The world is on fire. Humanity is a disease infecting the Earth and all its creatures. There is something fundamentally wrong with the world today. There is something fundamentally wrong with us.
For many of us, these statements appear to be self-evident facts. “If you’re not outraged, you’re not paying attention,” we say. “We’re not pessimists; we’re realists,” we claim.
Whether right or wrong, pessimistic or realistic, these are not facts. They are memes we’ve developed to make sense of the world around us. Together, they form a story that we as a society tell ourselves about ourselves. It’s one of many stories humanity tells itself about itself. That doesn’t mean they are wrong. It just means they are necessary simplifications of the vast complexity all around us.
This story in particular, one that has become increasingly pervasive over the last several decades, tells us that things were once good, but now they are bad and getting worse.
We might call this common narrative about humanity The Story of Decline. It has many different permutations and variations. And it is told by a wide range of humans with wildly different values, worldviews, and objectives. One common version goes something like this:
For eons, the creatures of Earth existed in harmony.
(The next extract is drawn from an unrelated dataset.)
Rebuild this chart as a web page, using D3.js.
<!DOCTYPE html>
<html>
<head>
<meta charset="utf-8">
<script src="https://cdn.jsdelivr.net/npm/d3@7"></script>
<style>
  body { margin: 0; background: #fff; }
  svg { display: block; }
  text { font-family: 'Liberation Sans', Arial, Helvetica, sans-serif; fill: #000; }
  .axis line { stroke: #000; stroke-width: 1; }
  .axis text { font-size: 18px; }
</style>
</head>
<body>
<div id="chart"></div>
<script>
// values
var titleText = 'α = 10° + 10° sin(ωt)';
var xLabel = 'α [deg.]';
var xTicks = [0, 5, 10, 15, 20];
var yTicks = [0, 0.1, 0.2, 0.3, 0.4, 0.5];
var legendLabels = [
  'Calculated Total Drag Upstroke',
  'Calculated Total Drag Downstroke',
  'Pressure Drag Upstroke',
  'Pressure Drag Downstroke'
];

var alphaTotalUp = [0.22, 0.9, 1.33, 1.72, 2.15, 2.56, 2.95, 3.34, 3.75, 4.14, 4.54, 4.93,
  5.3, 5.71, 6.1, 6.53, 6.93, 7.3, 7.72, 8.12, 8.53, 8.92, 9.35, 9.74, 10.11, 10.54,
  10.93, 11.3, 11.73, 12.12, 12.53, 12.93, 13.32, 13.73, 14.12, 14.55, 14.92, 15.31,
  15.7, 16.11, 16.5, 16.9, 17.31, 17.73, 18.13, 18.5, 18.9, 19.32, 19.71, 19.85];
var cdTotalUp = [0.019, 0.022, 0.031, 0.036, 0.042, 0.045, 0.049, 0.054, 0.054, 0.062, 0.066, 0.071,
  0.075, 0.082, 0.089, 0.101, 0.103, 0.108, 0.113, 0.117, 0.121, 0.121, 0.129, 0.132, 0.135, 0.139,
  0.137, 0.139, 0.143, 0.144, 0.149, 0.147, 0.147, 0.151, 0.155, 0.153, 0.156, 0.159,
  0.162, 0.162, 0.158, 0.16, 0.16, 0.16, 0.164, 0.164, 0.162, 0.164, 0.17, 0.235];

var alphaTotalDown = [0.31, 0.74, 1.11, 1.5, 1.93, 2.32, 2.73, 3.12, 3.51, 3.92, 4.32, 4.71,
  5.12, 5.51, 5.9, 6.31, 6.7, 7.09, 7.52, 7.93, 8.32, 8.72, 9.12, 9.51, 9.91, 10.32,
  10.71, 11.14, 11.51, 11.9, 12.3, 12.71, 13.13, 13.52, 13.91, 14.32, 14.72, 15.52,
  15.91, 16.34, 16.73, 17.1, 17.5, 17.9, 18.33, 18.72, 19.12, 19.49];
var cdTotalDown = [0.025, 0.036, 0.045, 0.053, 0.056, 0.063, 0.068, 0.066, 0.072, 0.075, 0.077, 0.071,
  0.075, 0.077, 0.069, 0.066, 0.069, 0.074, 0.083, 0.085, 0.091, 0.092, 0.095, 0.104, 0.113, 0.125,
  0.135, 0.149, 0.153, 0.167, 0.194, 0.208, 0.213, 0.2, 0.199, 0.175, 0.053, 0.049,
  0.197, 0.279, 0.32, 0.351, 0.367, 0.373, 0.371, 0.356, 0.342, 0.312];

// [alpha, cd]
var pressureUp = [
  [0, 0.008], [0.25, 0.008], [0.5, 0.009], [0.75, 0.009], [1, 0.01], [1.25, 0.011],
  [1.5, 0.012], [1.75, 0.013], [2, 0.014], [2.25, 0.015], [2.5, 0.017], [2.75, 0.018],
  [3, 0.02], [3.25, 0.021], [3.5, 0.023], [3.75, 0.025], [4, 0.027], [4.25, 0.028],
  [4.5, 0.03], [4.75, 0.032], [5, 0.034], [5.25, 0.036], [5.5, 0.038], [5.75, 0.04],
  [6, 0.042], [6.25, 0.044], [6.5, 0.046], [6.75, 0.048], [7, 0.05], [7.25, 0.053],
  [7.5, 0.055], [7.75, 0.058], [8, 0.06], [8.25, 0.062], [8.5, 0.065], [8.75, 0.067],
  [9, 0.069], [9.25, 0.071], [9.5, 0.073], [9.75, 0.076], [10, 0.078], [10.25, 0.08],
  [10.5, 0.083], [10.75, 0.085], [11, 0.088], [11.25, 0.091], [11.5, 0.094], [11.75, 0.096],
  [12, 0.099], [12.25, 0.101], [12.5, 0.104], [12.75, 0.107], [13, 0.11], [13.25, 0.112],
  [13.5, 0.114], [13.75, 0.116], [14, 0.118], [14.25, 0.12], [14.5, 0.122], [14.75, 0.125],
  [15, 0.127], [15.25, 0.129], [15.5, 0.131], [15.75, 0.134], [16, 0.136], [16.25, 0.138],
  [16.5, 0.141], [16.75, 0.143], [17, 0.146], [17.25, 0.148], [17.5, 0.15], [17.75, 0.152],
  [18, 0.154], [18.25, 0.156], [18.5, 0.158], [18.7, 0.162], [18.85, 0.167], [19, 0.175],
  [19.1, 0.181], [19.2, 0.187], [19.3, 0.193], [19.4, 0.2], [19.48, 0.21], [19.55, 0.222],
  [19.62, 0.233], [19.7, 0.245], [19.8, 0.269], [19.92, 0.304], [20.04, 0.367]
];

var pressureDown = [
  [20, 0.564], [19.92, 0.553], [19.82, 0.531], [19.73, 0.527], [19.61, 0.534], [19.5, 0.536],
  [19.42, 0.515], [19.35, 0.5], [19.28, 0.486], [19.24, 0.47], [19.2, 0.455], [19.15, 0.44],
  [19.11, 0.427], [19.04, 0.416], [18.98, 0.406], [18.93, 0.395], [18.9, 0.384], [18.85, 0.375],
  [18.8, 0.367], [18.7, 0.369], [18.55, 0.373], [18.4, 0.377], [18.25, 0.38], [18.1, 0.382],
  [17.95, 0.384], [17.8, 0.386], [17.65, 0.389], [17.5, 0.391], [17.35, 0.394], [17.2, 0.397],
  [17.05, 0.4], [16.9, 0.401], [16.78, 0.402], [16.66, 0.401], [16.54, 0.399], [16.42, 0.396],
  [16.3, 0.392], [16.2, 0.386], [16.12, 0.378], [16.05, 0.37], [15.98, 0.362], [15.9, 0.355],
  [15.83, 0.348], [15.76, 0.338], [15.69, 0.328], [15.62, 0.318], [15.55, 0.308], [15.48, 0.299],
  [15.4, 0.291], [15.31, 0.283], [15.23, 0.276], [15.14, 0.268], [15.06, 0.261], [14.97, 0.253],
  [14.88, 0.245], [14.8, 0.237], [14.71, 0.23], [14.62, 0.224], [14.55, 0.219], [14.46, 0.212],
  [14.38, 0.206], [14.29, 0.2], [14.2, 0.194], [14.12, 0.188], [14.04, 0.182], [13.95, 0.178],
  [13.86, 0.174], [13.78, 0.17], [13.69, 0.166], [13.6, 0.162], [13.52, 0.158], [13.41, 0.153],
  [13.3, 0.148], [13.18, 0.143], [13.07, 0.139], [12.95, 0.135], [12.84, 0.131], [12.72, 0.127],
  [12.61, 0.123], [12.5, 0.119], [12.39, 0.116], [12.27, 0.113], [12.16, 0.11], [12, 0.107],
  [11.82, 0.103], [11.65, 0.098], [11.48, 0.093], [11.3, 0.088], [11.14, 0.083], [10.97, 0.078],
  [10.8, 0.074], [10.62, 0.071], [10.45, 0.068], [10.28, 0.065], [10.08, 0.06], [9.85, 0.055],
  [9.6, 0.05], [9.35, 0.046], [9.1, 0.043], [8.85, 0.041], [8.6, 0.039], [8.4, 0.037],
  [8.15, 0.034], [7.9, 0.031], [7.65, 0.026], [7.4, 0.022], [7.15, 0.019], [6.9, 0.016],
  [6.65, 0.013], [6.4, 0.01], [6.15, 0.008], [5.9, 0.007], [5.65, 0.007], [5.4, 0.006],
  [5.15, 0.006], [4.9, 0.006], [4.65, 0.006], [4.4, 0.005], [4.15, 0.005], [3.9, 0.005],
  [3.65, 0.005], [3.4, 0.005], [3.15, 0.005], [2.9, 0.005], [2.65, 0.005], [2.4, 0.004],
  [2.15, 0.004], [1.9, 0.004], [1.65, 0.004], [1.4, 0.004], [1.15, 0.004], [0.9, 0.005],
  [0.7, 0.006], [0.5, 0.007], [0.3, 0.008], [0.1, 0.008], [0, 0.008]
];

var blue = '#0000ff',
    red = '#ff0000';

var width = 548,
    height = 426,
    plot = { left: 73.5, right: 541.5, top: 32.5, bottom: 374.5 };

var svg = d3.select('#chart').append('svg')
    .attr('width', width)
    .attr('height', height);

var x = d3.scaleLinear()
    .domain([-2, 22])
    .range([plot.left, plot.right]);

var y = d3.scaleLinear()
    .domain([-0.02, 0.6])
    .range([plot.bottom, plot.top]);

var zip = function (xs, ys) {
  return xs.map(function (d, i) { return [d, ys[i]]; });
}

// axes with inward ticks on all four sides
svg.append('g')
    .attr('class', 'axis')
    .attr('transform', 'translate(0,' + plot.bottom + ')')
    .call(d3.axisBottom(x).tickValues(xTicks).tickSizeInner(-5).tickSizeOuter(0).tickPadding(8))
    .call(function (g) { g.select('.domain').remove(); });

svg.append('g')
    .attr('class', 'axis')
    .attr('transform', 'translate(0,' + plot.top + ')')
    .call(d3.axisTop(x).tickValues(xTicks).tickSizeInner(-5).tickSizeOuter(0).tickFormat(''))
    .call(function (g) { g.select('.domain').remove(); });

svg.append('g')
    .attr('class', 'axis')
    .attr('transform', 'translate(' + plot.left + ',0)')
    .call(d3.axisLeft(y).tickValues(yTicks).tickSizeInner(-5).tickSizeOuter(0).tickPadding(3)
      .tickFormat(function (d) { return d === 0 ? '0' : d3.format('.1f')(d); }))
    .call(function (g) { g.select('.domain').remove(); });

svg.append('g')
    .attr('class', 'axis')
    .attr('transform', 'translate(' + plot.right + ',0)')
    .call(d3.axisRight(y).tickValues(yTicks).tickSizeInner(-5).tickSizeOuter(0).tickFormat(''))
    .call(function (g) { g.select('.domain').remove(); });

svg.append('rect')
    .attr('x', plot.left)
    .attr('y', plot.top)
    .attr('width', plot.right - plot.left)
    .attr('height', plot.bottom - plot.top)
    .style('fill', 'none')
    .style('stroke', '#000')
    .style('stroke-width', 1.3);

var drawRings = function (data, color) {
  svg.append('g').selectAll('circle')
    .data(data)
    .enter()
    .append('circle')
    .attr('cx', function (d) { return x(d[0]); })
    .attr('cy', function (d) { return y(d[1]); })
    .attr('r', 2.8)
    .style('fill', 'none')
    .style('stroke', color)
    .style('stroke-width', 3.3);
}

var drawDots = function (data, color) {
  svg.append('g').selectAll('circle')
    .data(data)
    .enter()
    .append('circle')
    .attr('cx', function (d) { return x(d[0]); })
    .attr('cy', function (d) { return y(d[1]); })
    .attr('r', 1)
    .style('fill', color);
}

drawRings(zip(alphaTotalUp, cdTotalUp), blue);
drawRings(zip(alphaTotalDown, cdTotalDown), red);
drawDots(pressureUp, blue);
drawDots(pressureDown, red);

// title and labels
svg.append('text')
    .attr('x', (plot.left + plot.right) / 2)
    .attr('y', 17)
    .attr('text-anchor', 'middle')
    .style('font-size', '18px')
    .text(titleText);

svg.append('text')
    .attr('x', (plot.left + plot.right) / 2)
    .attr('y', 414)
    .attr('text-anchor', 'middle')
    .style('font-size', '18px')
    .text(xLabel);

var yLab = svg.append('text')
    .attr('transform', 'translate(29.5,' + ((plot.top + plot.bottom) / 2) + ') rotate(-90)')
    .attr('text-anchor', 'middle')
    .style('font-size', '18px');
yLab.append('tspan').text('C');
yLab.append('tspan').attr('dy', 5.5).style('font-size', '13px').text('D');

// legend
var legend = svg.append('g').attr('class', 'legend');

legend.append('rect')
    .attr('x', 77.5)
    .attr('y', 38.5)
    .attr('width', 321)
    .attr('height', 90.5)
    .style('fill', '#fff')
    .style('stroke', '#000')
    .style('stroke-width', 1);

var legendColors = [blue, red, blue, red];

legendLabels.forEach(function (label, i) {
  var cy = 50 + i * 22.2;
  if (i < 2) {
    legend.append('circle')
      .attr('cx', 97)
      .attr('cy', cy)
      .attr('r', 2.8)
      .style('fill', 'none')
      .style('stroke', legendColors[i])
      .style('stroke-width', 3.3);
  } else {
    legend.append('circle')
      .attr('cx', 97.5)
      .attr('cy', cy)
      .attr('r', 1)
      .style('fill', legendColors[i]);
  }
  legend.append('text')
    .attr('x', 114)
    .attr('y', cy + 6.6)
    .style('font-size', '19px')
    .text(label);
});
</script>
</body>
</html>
No creature took more than its share. The planet was a wondrous place teeming with life, each creature more fascinating and beautiful than the last.
One day, a new creature endowed with incredible intellectual capacities emerged. At first, these humans were part of the planet’s incredible circle of life. They were one with the planet. But their powerful minds corrupted them. They misinterpreted their superior mental capacities as wisdom, their intellectual superiority as moral superiority. They believed that Earth existed solely for their own benefit.
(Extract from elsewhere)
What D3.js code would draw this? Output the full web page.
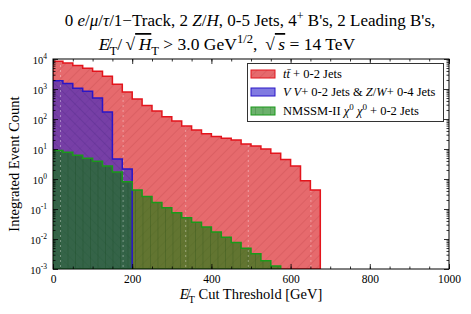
<!DOCTYPE html>
<html>
<head>
<meta charset="utf-8">
<script src="https://cdn.jsdelivr.net/npm/d3@7"></script>
<style>
  html, body { margin: 0; padding: 0; background: #fff; }
  svg { display: block; font-family: "Liberation Serif", "DejaVu Serif", serif; }
</style>
</head>
<body>
<svg id="chart" width="471" height="314"></svg>
<script>
// Histogram bins: 25 GeV wide, starting at 0
const BIN_WIDTH = 25;

// tt + 0-2 jets
const ttbarCounts = [8400, 7300, 6100, 4900, 3900, 2650, 1450, 800, 460, 280,
  185, 120, 86, 58, 43, 32, 26, 23, 20, 14.7,
  12.5, 10, 7.2, 4.5, 2.7, 0.88, 0.43];
// VV + 0-2 jets & Z/W + 0-4 jets
const vvCounts = [1880, 1520, 1050, 835, 500, 170, 4.6, 2.15];
// NMSSM-II signal
const nmssmCounts = [8.9, 7.8, 6.2, 4.9, 3.9, 2.7, 1.7, 0.81, 0.43, 0.26,
  0.166, 0.11, 0.075, 0.051, 0.036, 0.025, 0.017, 0.0114, 0.0077, 0.0049,
  0.0032, 0.0019, 0.00126];

const xTicks = [0, 200, 400, 600, 800, 1000];
const yTicks = [1e-3, 1e-2, 1e-1, 1e0, 1e1, 1e2, 1e3, 1e4];
const yExps = [-3, -2, -1, 0, 1, 2, 3, 4];

const margin = { left: 53, right: 22, top: 59, bottom: 45 };
const W = 471, H = 314;

const svg = d3.select('#chart');
const x = d3.scaleLinear().domain([0, 1000]).range([margin.left, W - margin.right]);
const y = d3.scaleLog().domain([1e-3, 1e4]).range([H - margin.bottom, margin.top]);
const yBase = y.range()[0];

// Patterns
const defs = svg.append('defs');
function hatch(id, angle, color, size) {
  const p = defs.append('pattern').attr('id', id).attr('patternUnits', 'userSpaceOnUse')
    .attr('width', size).attr('height', size)
    .attr('patternTransform', `rotate(${angle})`);
  p.append('line').attr('x1', 0).attr('y1', 0).attr('x2', 0).attr('y2', size)
    .attr('stroke', color).attr('stroke-width', 1);
}
hatch('hRed', 45, 'rgba(150,30,35,0.28)', 7);
hatch('hBlue', -45, 'rgba(30,10,90,0.28)', 7);
hatch('hGreen', 0, 'rgba(0,50,0,0.33)', 7.5);

// seams in the hatch rendering (faint dotted white columns)
const seam = defs.append('pattern').attr('id', 'seam').attr('patternUnits', 'userSpaceOnUse')
  .attr('x', 60).attr('y', 0).attr('width', 62.6).attr('height', 5);
seam.append('rect').attr('x', 0).attr('y', 0).attr('width', 1).attr('height', 2)
  .attr('fill', 'rgba(255,255,255,0.35)');

defs.append('clipPath').attr('id', 'plotClip').append('rect')
  .attr('x', margin.left).attr('y', margin.top)
  .attr('width', x.range()[1] - margin.left).attr('height', yBase - margin.top);

function histPath(counts) {
  const pts = counts.map((v, i) => [i * BIN_WIDTH, v]);
  pts.push([counts.length * BIN_WIDTH, counts[counts.length - 1]]);
  const line = d3.line().x(d => x(d[0])).y(d => y(d[1])).curve(d3.curveStepAfter);
  const top = line(pts);
  const last = pts[pts.length - 1];
  return top + `L${x(last[0])},${yBase}L${x(0)},${yBase}Z`;
}

const series = [
  { counts: ttbarCounts, fill: 'rgba(218,36,40,0.68)', hatch: 'hRed', stroke: '#e3141c' },
  { counts: vvCounts, fill: 'rgba(45,35,205,0.60)', hatch: 'hBlue', stroke: '#2a16c8' },
  { counts: nmssmCounts, fill: 'rgba(10,125,10,0.60)', hatch: 'hGreen', stroke: '#1a9a1a' },
];

const plot = svg.append('g').attr('clip-path', 'url(#plotClip)');
series.forEach(s => {
  const d = histPath(s.counts);
  plot.append('path').attr('d', d).attr('fill', s.fill);
  plot.append('path').attr('d', d).attr('fill', `url(#${s.hatch})`);
});
plot.append('path').attr('d', histPath(ttbarCounts)).attr('fill', 'url(#seam)');
series.forEach(s => {
  plot.append('path').attr('d', histPath(s.counts)).attr('fill', 'none')
    .attr('stroke', s.stroke).attr('stroke-width', 1.5);
});

// Axes (ticks inward, mirrored)
const xMinor = d3.range(0, 1001, 50);
const yMinor = [];
yExps.slice(0, -1).forEach(e => { for (let k = 2; k <= 9; k++) yMinor.push(k * Math.pow(10, e)); });

function styleAxis(g) {
  g.select('.domain').remove();
  g.selectAll('.tick line').attr('stroke', '#000').attr('stroke-width', 0.8);
}
svg.append('g').attr('transform', `translate(0,${yBase})`)
  .call(d3.axisBottom(x).tickValues(xMinor).tickSizeInner(-2.5).tickFormat(''))
  .call(styleAxis);
svg.append('g').attr('transform', `translate(0,${margin.top})`)
  .call(d3.axisTop(x).tickValues(xMinor).tickSizeInner(-2.5).tickFormat(''))
  .call(styleAxis);
const xb = svg.append('g').attr('transform', `translate(0,${yBase})`)
  .call(d3.axisBottom(x).tickValues(xTicks).tickSizeInner(-5).tickPadding(6).tickFormat(d3.format('d')))
  .call(styleAxis);
xb.selectAll('text').attr('font-family', 'Liberation Serif').attr('font-size', 11.5).attr('fill', '#000');
svg.append('g').attr('transform', `translate(0,${margin.top})`)
  .call(d3.axisTop(x).tickValues(xTicks).tickSizeInner(-5).tickFormat(''))
  .call(styleAxis);

svg.append('g').attr('transform', `translate(${margin.left},0)`)
  .call(d3.axisLeft(y).tickValues(yMinor).tickSizeInner(-2.5).tickFormat(''))
  .call(styleAxis);
svg.append('g').attr('transform', `translate(${x.range()[1]},0)`)
  .call(d3.axisRight(y).tickValues(yMinor).tickSizeInner(-2.5).tickFormat(''))
  .call(styleAxis);
const yl = svg.append('g').attr('transform', `translate(${margin.left},0)`)
  .call(d3.axisLeft(y).tickValues(yTicks).tickSizeInner(-5).tickPadding(6).tickFormat(''))
  .call(styleAxis);
svg.append('g').attr('transform', `translate(${x.range()[1]},0)`)
  .call(d3.axisRight(y).tickValues(yTicks).tickSizeInner(-5).tickFormat(''))
  .call(styleAxis);
yl.selectAll('.tick').each(function (d, i) {
  const t = d3.select(this).select('text')
    .attr('font-family', 'Liberation Serif').attr('fill', '#000').attr('font-size', 10.5)
    .attr('x', -6).attr('dy', '0.45em');
  t.append('tspan').text('10');
  t.append('tspan').attr('dy', -5).attr('font-size', 7.5).text(String(yExps[i]));
});

// Frame
svg.append('rect').attr('x', margin.left).attr('y', margin.top)
  .attr('width', x.range()[1] - margin.left).attr('height', yBase - margin.top)
  .attr('fill', 'none').attr('stroke', '#000').attr('stroke-width', 1);

// Rich text helper: segments [text, flags]; flags: i=italic, sub, sup, ol=overline
function rich(sel, segs, size) {
  let shift = 0;
  segs.forEach(([t, f = '']) => {
    const ts = sel.append('tspan').text(t);
    let target = 0, fs = size;
    if (f.includes('sub')) { target = size * 0.28; fs = size * 0.72; }
    if (f.includes('sup')) { target = -size * 0.38; fs = size * 0.72; }
    if (target !== shift) { ts.attr('dy', target - shift); shift = target; }
    ts.attr('font-size', fs);
    if (f.includes('i')) ts.attr('font-style', 'italic');
    if (f.includes('ol')) ts.attr('text-decoration', 'overline');
  });
}

// Title
const t1 = svg.append('text').attr('x', 250).attr('y', 26).attr('text-anchor', 'middle');
rich(t1, [['0 '], ['e', 'i'], ['/'], ['μ', 'i'], ['/'], ['τ', 'i'], ['/1−Track, 2 '], ['Z', 'i'], ['/'], ['H', 'i'],
  [', 0-5 Jets, 4'], ['+', 'sup'], [' B\'s, 2 Leading B\'s,']], 17);
const t2 = svg.append('text').attr('x', 227).attr('y', 50).attr('text-anchor', 'middle');
rich(t2, [['E\u0338', 'i'], ['T', 'sub'], ['/\u2009√'], ['\u2009H', 'i ol'], ['T', 'sub'], [' > 3.0 GeV'], ['1/2', 'sup'],
  [', \u2009√'], ['\u2009s', 'i ol'], [' = 14 TeV']], 17.5);

// Axis labels
const xl = svg.append('text').attr('x', 251).attr('y', 299).attr('text-anchor', 'middle');
rich(xl, [['E\u0338', 'i'], ['T', 'sub'], [' Cut Threshold [GeV]']], 14.5);
svg.append('text').attr('transform', `translate(19,${(margin.top + yBase) / 2}) rotate(-90)`)
  .attr('text-anchor', 'middle').attr('font-size', 14.5).text('Integrated Event Count');

// Legend
const legendLabels = [
  [['t', 'i'], ['t\u0304', 'i'], [' + 0-2 Jets']],
  [['V V', 'i'], ['+ 0-2 Jets & '], ['Z', 'i'], ['/'], ['W', 'i'], ['+ 0-4 Jets']],
  [['NMSSM-II '], ['χ', 'i'], ['0', 'sup'], [' '], ['χ', 'i'], ['0', 'sup'], [' + 0-2 Jets']],
];
const legendRows = [74, 92, 111];
const lg = svg.append('g');
lg.append('rect').attr('x', 247.5).attr('y', 63.5).attr('width', 196).attr('height', 58)
  .attr('fill', '#fff').attr('stroke', '#333').attr('stroke-width', 1);
series.forEach((s, i) => {
  const cy = legendRows[i];
  lg.append('rect').attr('x', 251).attr('y', cy - 4).attr('width', 24).attr('height', 8)
    .attr('fill', s.fill);
  if (i !== 1) lg.append('rect').attr('x', 251).attr('y', cy - 4).attr('width', 24).attr('height', 8)
    .attr('fill', `url(#${s.hatch})`);
  lg.append('rect').attr('x', 251).attr('y', cy - 4).attr('width', 24).attr('height', 8)
    .attr('fill', 'none').attr('stroke', s.stroke).attr('stroke-width', 1);
  const tx = lg.append('text').attr('x', 283).attr('y', cy + 4);
  rich(tx, legendLabels[i], 12.5);
});
</script>
</body>
</html>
They began to pillage everything around them. Their appetites were insatiable. They continued on until they had dominated the entire planet. They grew less and less conscious, more and more separate and disconnected from the natural way of things, filling their time with material possessions, power games, and senseless distractions. They built ever more complex and ingenious contraptions, but inside they only grew more hollow, more inane, more corrupt.
Now, because of their greed and lack of wisdom, they are on the brink of destroying themselves and everything around them.
Another version swaps out overconsumption and ecological destruction with technological complexity. This version of the story sees us developing ever more complex technology until it either destroys us (e.g., nuclear weapons) or replaces us (e.g. artificial intelligence). Another iteration replaces us being fundamentally separate from other life on Earth with us being separate from past generations of humans. It would have us look at the America of yesteryear and find today’s generation lacking (“Make America Great Again”). Or it would look at modern society starting with the adventure of agriculture millennia ago and find us lacking in comparison to the early peoples who knew how to truly respect and live in harmony with the Earth.
These are all very different stories with different focuses. But they share the same core story arc: We are in decline. We are a fraction of our former selves. We are destroying ourselves. We are evermore disconnected from the true, natural way of being. The only way forward is to finally accept how truly ugly, reckless, and depraved we have become and to return to how we were before when we were wise, good, and whole.